Recorded data:
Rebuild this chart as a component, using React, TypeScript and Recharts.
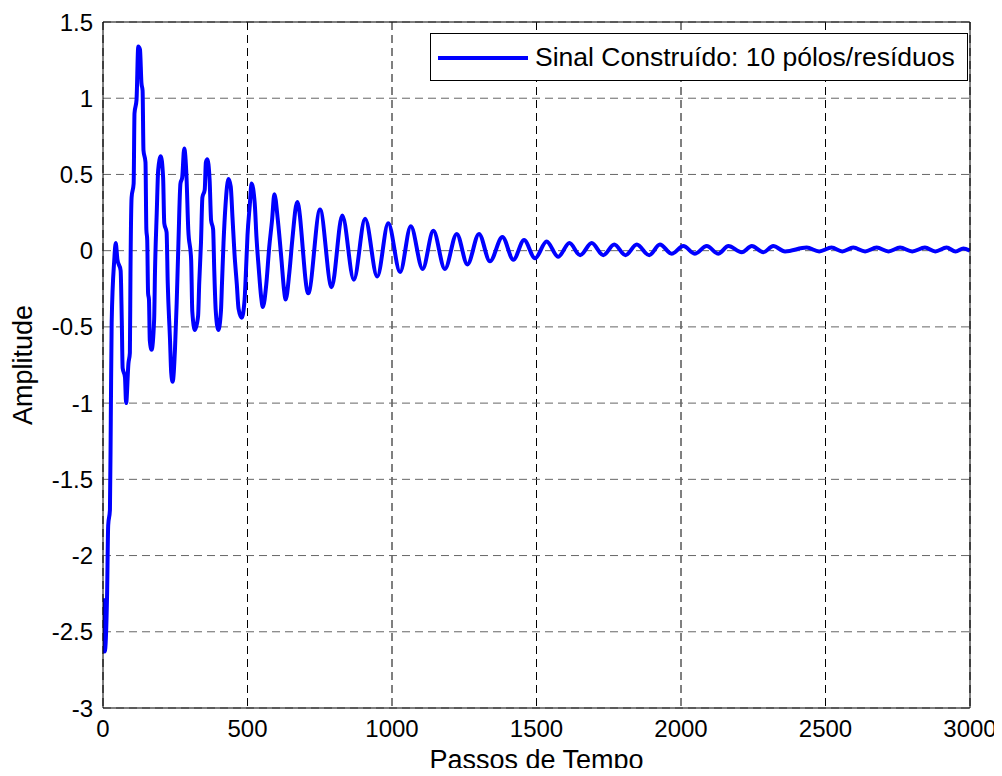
import React from "react";
import {
  LineChart,
  Line,
  XAxis,
  YAxis,
  CartesianGrid,
  Legend,
  Label,
} from "recharts";

// passos de tempo (eixo x)
const passos = [
  0, 6, 14, 18, 24, 27, 30, 39, 44, 50, 61, 65, 68, 76, 80, 88, 93, 95, 99,
  106, 109, 116, 122, 128, 133, 137, 140, 147, 150, 153, 156, 159, 162, 168,
  177, 180, 186, 191, 200, 208, 212, 220, 224, 232, 236, 241, 249, 255, 261,
  268, 274, 281, 289, 295, 305, 309, 318, 329, 333, 339, 344, 352, 356, 361,
  369, 374, 381, 385, 390, 399, 408, 412, 417, 424, 434, 442, 448, 455, 463,
  469, 480, 490, 495, 500, 508, 514, 525, 531, 539, 547, 553, 565, 575, 585,
  593, 605, 618, 626, 632, 645, 655, 672, 710, 751, 791, 828, 868, 907, 949,
  987, 1028, 1065, 1106, 1143, 1183, 1224, 1261, 1301, 1339, 1382, 1420, 1457,
  1495, 1535, 1575, 1614, 1651, 1691, 1731, 1769, 1808, 1847, 1890, 1927, 1968,
  2008, 2048, 2089, 2129, 2164, 2210, 2245, 2285, 2319, 2360, 2435, 2478, 2521,
  2558, 2596, 2637, 2677, 2718, 2758, 2800, 2844, 2880, 2919, 2950, 2977, 3000,
];

// amplitude do sinal construído
const amplitude = [
  -2.28, -2.63, -2.27, -1.8, -1.7, -1.1, -0.47, -0.06, 0.05, -0.06, -0.13,
  -0.46, -0.77, -0.83, -1.0, -0.74, -0.67, -0.16, 0.35, 0.44, 0.9, 0.99, 1.34,
  1.32, 1.1, 1.05, 0.66, 0.58, 0.14, 0.07, -0.28, -0.32, -0.59, -0.65, -0.45,
  -0.13, 0.25, 0.53, 0.62, 0.48, 0.18, 0.12, -0.21, -0.59, -0.8, -0.86, -0.65,
  -0.34, 0.05, 0.44, 0.48, 0.67, 0.48, 0.14, -0.06, -0.4, -0.52, -0.43, -0.21,
  0.05, 0.35, 0.4, 0.58, 0.6, 0.46, 0.2, 0.14, -0.13, -0.39, -0.52, -0.4, -0.2,
  0.05, 0.3, 0.47, 0.42, 0.22, -0.02, -0.22, -0.38, -0.44, -0.32, -0.12, 0.1,
  0.3, 0.44, 0.31, 0.09, -0.12, -0.3, -0.37, -0.22, 0.02, 0.2, 0.37, 0.2,
  -0.07, -0.25, -0.32, -0.14, 0.07, 0.32, -0.28, 0.27, -0.24, 0.23, -0.19,
  0.21, -0.17, 0.18, -0.14, 0.16, -0.12, 0.13, -0.12, 0.11, -0.09, 0.11, -0.07,
  0.09, -0.06, 0.07, -0.05, 0.06, -0.04, 0.05, -0.03, 0.05, -0.03, 0.04, -0.03,
  0.04, -0.03, 0.04, -0.02, 0.03, -0.02, 0.03, -0.02, 0.03, -0.01, 0.03, -0.01,
  0.03, -0.005, 0.02, -0.005, 0.02, -0.005, 0.02, -0.005, 0.02, -0.005, 0.02,
  -0.005, 0.02, -0.005, 0.02, -0.005, 0.015, 0.0,
];

const xTicks = [0, 500, 1000, 1500, 2000, 2500, 3000];
const yTicks = [-3, -2.5, -2, -1.5, -1, -0.5, 0, 0.5, 1, 1.5];
const nomeSerie = "Sinal Construído: 10 pólos/resíduos";

const data = passos.map((p, i) => ({ passo: p, amp: amplitude[i] }));

const fonte = "'Liberation Sans', Arial, Helvetica, sans-serif";

const LegendBox = () => (
  <div
    style={{
      border: "1px solid #000",
      background: "#fff",
      height: 46,
      display: "flex",
      alignItems: "center",
      fontFamily: fonte,
      fontSize: 26.5,
      color: "#000",
    }}
  >
    <svg width={104} height={46} style={{ flex: "none" }}>
      <line x1={7} x2={97} y1={24} y2={24} stroke="#0000ff" strokeWidth={4} />
    </svg>
    <span style={{ whiteSpace: "nowrap" }}>{nomeSerie}</span>
  </div>
);

export default function App() {
  return (
    <div style={{ marginBottom: -8 }}>
      <LineChart
        width={994}
        height={768}
        data={data}
        margin={{ top: 14, right: 32, left: 0, bottom: 0 }}
        style={{ fontFamily: fonte }}
      >
        {/* grade: verticais pretas, horizontais cinzentas */}
        <CartesianGrid
          xAxisId="x"
          yAxisId="y"
          horizontal={false}
          stroke="#000"
          strokeDasharray="8 5"
        />
        <CartesianGrid
          xAxisId="x"
          yAxisId="y"
          vertical={false}
          stroke="#666"
          strokeDasharray="8 5"
        />
        <XAxis
          xAxisId="x"
          type="number"
          dataKey="passo"
          domain={[0, 3000]}
          ticks={xTicks}
          height={68}
          tickLine={false}
          tickSize={6}
          tickMargin={6}
          stroke="#000"
          tick={{ fill: "#000", fontSize: 24 }}
          allowDataOverflow
        >
          <Label
            value="Passos de Tempo"
            position="insideBottom"
            offset={7}
            fill="#000"
            fontSize={27}
          />
        </XAxis>
        <XAxis
          xAxisId="xin"
          type="number"
          domain={[0, 3000]}
          ticks={xTicks}
          mirror
          tick={false}
          tickSize={7}
          axisLine={false}
          stroke="#000"
        />
        <XAxis
          xAxisId="xtop"
          orientation="top"
          type="number"
          domain={[0, 3000]}
          ticks={xTicks}
          mirror
          tick={false}
          tickSize={7}
          stroke="#000"
        />
        <YAxis
          yAxisId="y"
          type="number"
          domain={[-3, 1.5]}
          ticks={yTicks}
          width={95}
          tickLine={false}
          tickSize={6}
          tickMargin={4}
          stroke="#000"
          tick={{ fill: "#000", fontSize: 24 }}
          allowDataOverflow
        >
          <Label
            value="Amplitude"
            angle={-90}
            position="insideLeft"
            offset={14}
            fill="#000"
            fontSize={27}
            style={{ textAnchor: "middle" }}
          />
        </YAxis>
        <YAxis
          yAxisId="yin"
          type="number"
          domain={[-3, 1.5]}
          ticks={yTicks}
          mirror
          tick={false}
          tickSize={7}
          axisLine={false}
          stroke="#000"
        />
        <YAxis
          yAxisId="yright"
          orientation="right"
          type="number"
          domain={[-3, 1.5]}
          ticks={yTicks}
          mirror
          tick={false}
          tickSize={7}
          stroke="#000"
        />
        <Legend
          layout="vertical"
          align="center"
          verticalAlign="middle"
          wrapperStyle={{ top: 25, left: 422, width: 538 }}
          content={() => <LegendBox />}
        />
        <Line
          xAxisId="x"
          yAxisId="y"
          type="monotone"
          dataKey="amp"
          name={nomeSerie}
          stroke="#0000ff"
          strokeWidth={4}
          dot={false}
          activeDot={false}
          isAnimationActive={false}
        />
      </LineChart>
    </div>
  );
}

What needs to be done:
Retype everything in the material word for word, minus pictures.

Finished answer:
Rebuild this chart as a component, using React, TypeScript and Recharts.
import React from "react";
import {
  LineChart,
  Line,
  XAxis,
  YAxis,
  CartesianGrid,
  Legend,
  Label,
} from "recharts";

// passos de tempo (eixo x)
const passos = [
  0, 6, 14, 18, 24, 27, 30, 39, 44, 50, 61, 65, 68, 76, 80, 88, 93, 95, 99,
  106, 109, 116, 122, 128, 133, 137, 140, 147, 150, 153, 156, 159, 162, 168,
  177, 180, 186, 191, 200, 208, 212, 220, 224, 232, 236, 241, 249, 255, 261,
  268, 274, 281, 289, 295, 305, 309, 318, 329, 333, 339, 344, 352, 356, 361,
  369, 374, 381, 385, 390, 399, 408, 412, 417, 424, 434, 442, 448, 455, 463,
  469, 480, 490, 495, 500, 508, 514, 525, 531, 539, 547, 553, 565, 575, 585,
  593, 605, 618, 626, 632, 645, 655, 672, 710, 751, 791, 828, 868, 907, 949,
  987, 1028, 1065, 1106, 1143, 1183, 1224, 1261, 1301, 1339, 1382, 1420, 1457,
  1495, 1535, 1575, 1614, 1651, 1691, 1731, 1769, 1808, 1847, 1890, 1927, 1968,
  2008, 2048, 2089, 2129, 2164, 2210, 2245, 2285, 2319, 2360, 2435, 2478, 2521,
  2558, 2596, 2637, 2677, 2718, 2758, 2800, 2844, 2880, 2919, 2950, 2977, 3000,
];

// amplitude do sinal construído
const amplitude = [
  -2.28, -2.63, -2.27, -1.8, -1.7, -1.1, -0.47, -0.06, 0.05, -0.06, -0.13,
  -0.46, -0.77, -0.83, -1.0, -0.74, -0.67, -0.16, 0.35, 0.44, 0.9, 0.99, 1.34,
  1.32, 1.1, 1.05, 0.66, 0.58, 0.14, 0.07, -0.28, -0.32, -0.59, -0.65, -0.45,
  -0.13, 0.25, 0.53, 0.62, 0.48, 0.18, 0.12, -0.21, -0.59, -0.8, -0.86, -0.65,
  -0.34, 0.05, 0.44, 0.48, 0.67, 0.48, 0.14, -0.06, -0.4, -0.52, -0.43, -0.21,
  0.05, 0.35, 0.4, 0.58, 0.6, 0.46, 0.2, 0.14, -0.13, -0.39, -0.52, -0.4, -0.2,
  0.05, 0.3, 0.47, 0.42, 0.22, -0.02, -0.22, -0.38, -0.44, -0.32, -0.12, 0.1,
  0.3, 0.44, 0.31, 0.09, -0.12, -0.3, -0.37, -0.22, 0.02, 0.2, 0.37, 0.2,
  -0.07, -0.25, -0.32, -0.14, 0.07, 0.32, -0.28, 0.27, -0.24, 0.23, -0.19,
  0.21, -0.17, 0.18, -0.14, 0.16, -0.12, 0.13, -0.12, 0.11, -0.09, 0.11, -0.07,
  0.09, -0.06, 0.07, -0.05, 0.06, -0.04, 0.05, -0.03, 0.05, -0.03, 0.04, -0.03,
  0.04, -0.03, 0.04, -0.02, 0.03, -0.02, 0.03, -0.02, 0.03, -0.01, 0.03, -0.01,
  0.03, -0.005, 0.02, -0.005, 0.02, -0.005, 0.02, -0.005, 0.02, -0.005, 0.02,
  -0.005, 0.02, -0.005, 0.02, -0.005, 0.015, 0.0,
];

const xTicks = [0, 500, 1000, 1500, 2000, 2500, 3000];
const yTicks = [-3, -2.5, -2, -1.5, -1, -0.5, 0, 0.5, 1, 1.5];
const nomeSerie = "Sinal Construído: 10 pólos/resíduos";

const data = passos.map((p, i) => ({ passo: p, amp: amplitude[i] }));

const fonte = "'Liberation Sans', Arial, Helvetica, sans-serif";

const LegendBox = () => (
  <div
    style={{
      border: "1px solid #000",
      background: "#fff",
      height: 46,
      display: "flex",
      alignItems: "center",
      fontFamily: fonte,
      fontSize: 26.5,
      color: "#000",
    }}
  >
    <svg width={104} height={46} style={{ flex: "none" }}>
      <line x1={7} x2={97} y1={24} y2={24} stroke="#0000ff" strokeWidth={4} />
    </svg>
    <span style={{ whiteSpace: "nowrap" }}>{nomeSerie}</span>
  </div>
);

export default function App() {
  return (
    <div style={{ marginBottom: -8 }}>
      <LineChart
        width={994}
        height={768}
        data={data}
        margin={{ top: 14, right: 32, left: 0, bottom: 0 }}
        style={{ fontFamily: fonte }}
      >
        {/* grade: verticais pretas, horizontais cinzentas */}
        <CartesianGrid
          xAxisId="x"
          yAxisId="y"
          horizontal={false}
          stroke="#000"
          strokeDasharray="8 5"
        />
        <CartesianGrid
          xAxisId="x"
          yAxisId="y"
          vertical={false}
          stroke="#666"
          strokeDasharray="8 5"
        />
        <XAxis
          xAxisId="x"
          type="number"
          dataKey="passo"
          domain={[0, 3000]}
          ticks={xTicks}
          height={68}
          tickLine={false}
          tickSize={6}
          tickMargin={6}
          stroke="#000"
          tick={{ fill: "#000", fontSize: 24 }}
          allowDataOverflow
        >
          <Label
            value="Passos de Tempo"
            position="insideBottom"
            offset={7}
            fill="#000"
            fontSize={27}
          />
        </XAxis>
        <XAxis
          xAxisId="xin"
          type="number"
          domain={[0, 3000]}
          ticks={xTicks}
          mirror
          tick={false}
          tickSize={7}
          axisLine={false}
          stroke="#000"
        />
        <XAxis
          xAxisId="xtop"
          orientation="top"
          type="number"
          domain={[0, 3000]}
          ticks={xTicks}
          mirror
          tick={false}
          tickSize={7}
          stroke="#000"
        />
        <YAxis
          yAxisId="y"
          type="number"
          domain={[-3, 1.5]}
          ticks={yTicks}
          width={95}
          tickLine={false}
          tickSize={6}
          tickMargin={4}
          stroke="#000"
          tick={{ fill: "#000", fontSize: 24 }}
          allowDataOverflow
        >
          <Label
            value="Amplitude"
            angle={-90}
            position="insideLeft"
            offset={14}
            fill="#000"
            fontSize={27}
            style={{ textAnchor: "middle" }}
          />
        </YAxis>
        <YAxis
          yAxisId="yin"
          type="number"
          domain={[-3, 1.5]}
          ticks={yTicks}
          mirror
          tick={false}
          tickSize={7}
          axisLine={false}
          stroke="#000"
        />
        <YAxis
          yAxisId="yright"
          orientation="right"
          type="number"
          domain={[-3, 1.5]}
          ticks={yTicks}
          mirror
          tick={false}
          tickSize={7}
          stroke="#000"
        />
        <Legend
          layout="vertical"
          align="center"
          verticalAlign="middle"
          wrapperStyle={{ top: 25, left: 422, width: 538 }}
          content={() => <LegendBox />}
        />
        <Line
          xAxisId="x"
          yAxisId="y"
          type="monotone"
          dataKey="amp"
          name={nomeSerie}
          stroke="#0000ff"
          strokeWidth={4}
          dot={false}
          activeDot={false}
          isAnimationActive={false}
        />
      </LineChart>
    </div>
  );
}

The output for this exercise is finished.